Eulerian circuit: [(0, 3), (3, 5), (5, 4), (4, 3), (3, 2), (2, 1), (1, 0)]
Degree of vertex 0: 2
Degree of vertex 1: 2
Degree of vertex 2: 2
Degree of vertex 3: 4
Degree of vertex 4: 2
Degree of vertex 5: 2
All the degrees are even!

It turns out that every vertex in an Eulerian graph has even degree. In fact, if the graph is connected (any two vertices can be connected by a path) and every vertex has even degree, then the graph is also Eulerian!

Problem 9 (Planarity). A (undirected) graph is called planar if it can be drawn in the plane without edges crossing (you are allowed to draw the graph edges as curved lines if you like). All the graphs we've seen so far have been planar graphs.

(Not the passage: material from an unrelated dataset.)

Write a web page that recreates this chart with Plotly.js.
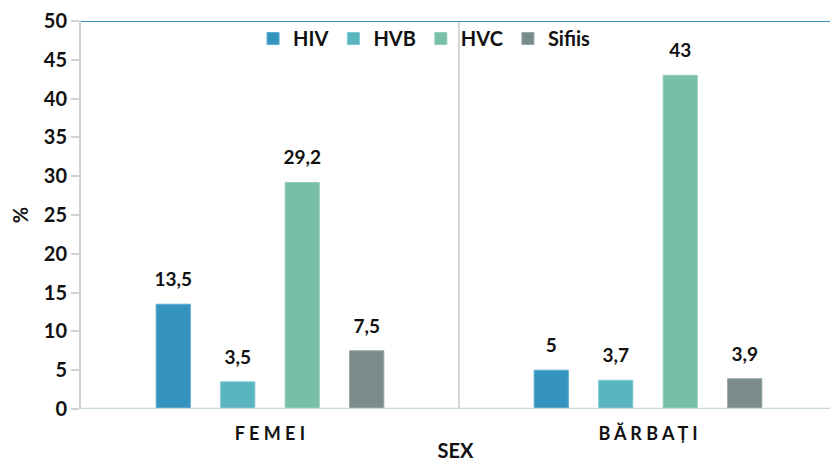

Two non-planar graphs are $K_{5}$ and $K_{3,3}$. The graph $K_{5}$ is called the complete graph on 5 vertices. It has ... wait for it ... five vertices. And it is complete in the sense that every possible edge is in the graph: every pair of vertices is connected by an edge.

The graph $K_{3,3}$ is an example of a complete bipartite graph. Such graphs have two kinds of vertices (call them blue and gold) and all possible edges between blue and gold vertices are present while no edges between vertices of the same color are present. The graph $K_{3,3}$ has 3 vertices of each color.

In fact, in a precise sense, these are the only examples of non-planar graphs. It turns out that every other non-planar graph can be obtained from $K_5$ or $K_{3,3}$ by a combination of actions: adding edges between existing vertices, subdividing an existing edge by inserting a vertex on the edge, or adding new vertices. The Petersen graph is the graph pictured in Figure 9.

Figure 9. The Petersen graph.

It is a counterexample to many natural conjectures in graph theory. In the code below, we define the Petersen graph in NetworkX using nx.petersen_graph(), and draw the graph.

In [20]:

# Define Petersen graph in NetworkX
G = nx.petersen_graph()

# Draw the Petersen graph
nx.draw_shell(G, nlist=[range(5, 10), range(5)], with_labels=True, font_weight='bold', font_color='w')

Use the code below to learn whether the Petersen graph is planar or not.

Note. You may need to update to the latest version of NetworkX to use nx.check_planarity(). To do that, go to the Anaconda Prompt (search in the Windows Start Menu) and then type
pip install networkx --upgrade
You'll need to restart the kernel in Jupyter in order to access the new version of the package once it is installed.

In [21]:

# Check for planarity
nx.check_planarity(G)

Out[21]:

(False, None)

On paper, can you build the Petersen graph from $K_{3,3}$ using the actions described above?